Another example in our fund is Thomas Cook, which has been financially and operationally mismanaged in the past. The company had taken little notice of the online shift in holiday booking compared with rivals such as Tui and lost market share as a result. Harriet Green came on board as chief executive last year with a strong record in cost cutting and has quickly set the business on a path to improvement, stripping out costs through closing high street stores and accelerating the shift to online sales. After a restructuring of its debt, the company is out of the casualty ward, her challenge – as for any management team – is to move into a new growth phase, which can bring the reward of a major re-rating.

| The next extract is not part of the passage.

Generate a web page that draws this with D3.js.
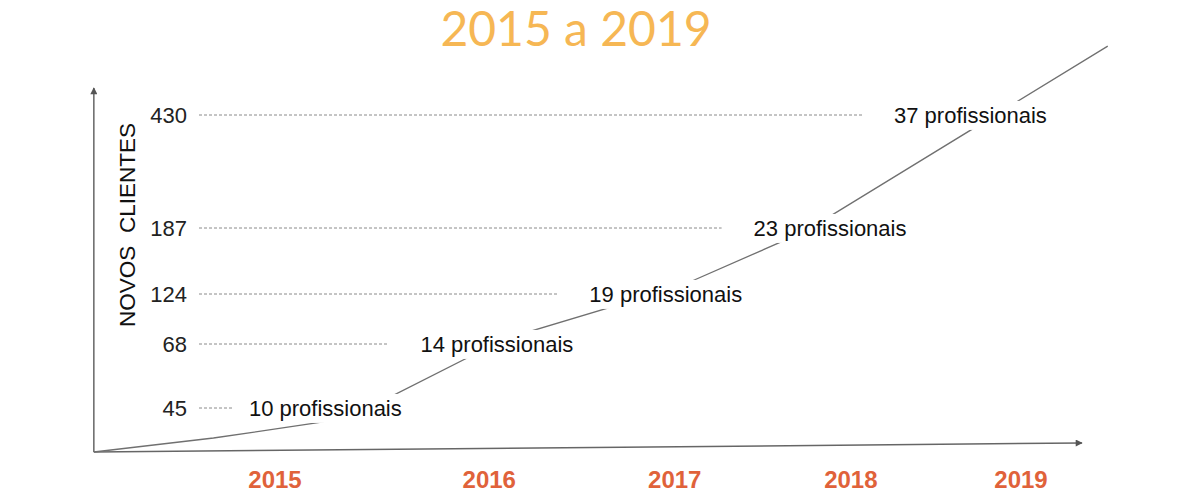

In addition to these turnaround stories, we would also highlight strong management teams with the vision to drive a business forward in a particular market niche. Among our holdings, Paddy Power has made the most of its first-mover advantage in online gambling for example and this kind of industry pioneering is just as challenging as turning a business around. Elsewhere, Ted Baker founder Ray Kelvin remains with the business and continues to take this ‘affordable luxury’ brand into overseas markets. Mike Ashley at Sports Direct has also moved his business forward with major potential to grow sales in the UK and oversees through its online presence, whereas many of its competitors have gone bust.
Whether driving value through cost cutting, better capital efficiency or basic vision for business, strong individuals can clearly play a key role in generating returns for shareholders.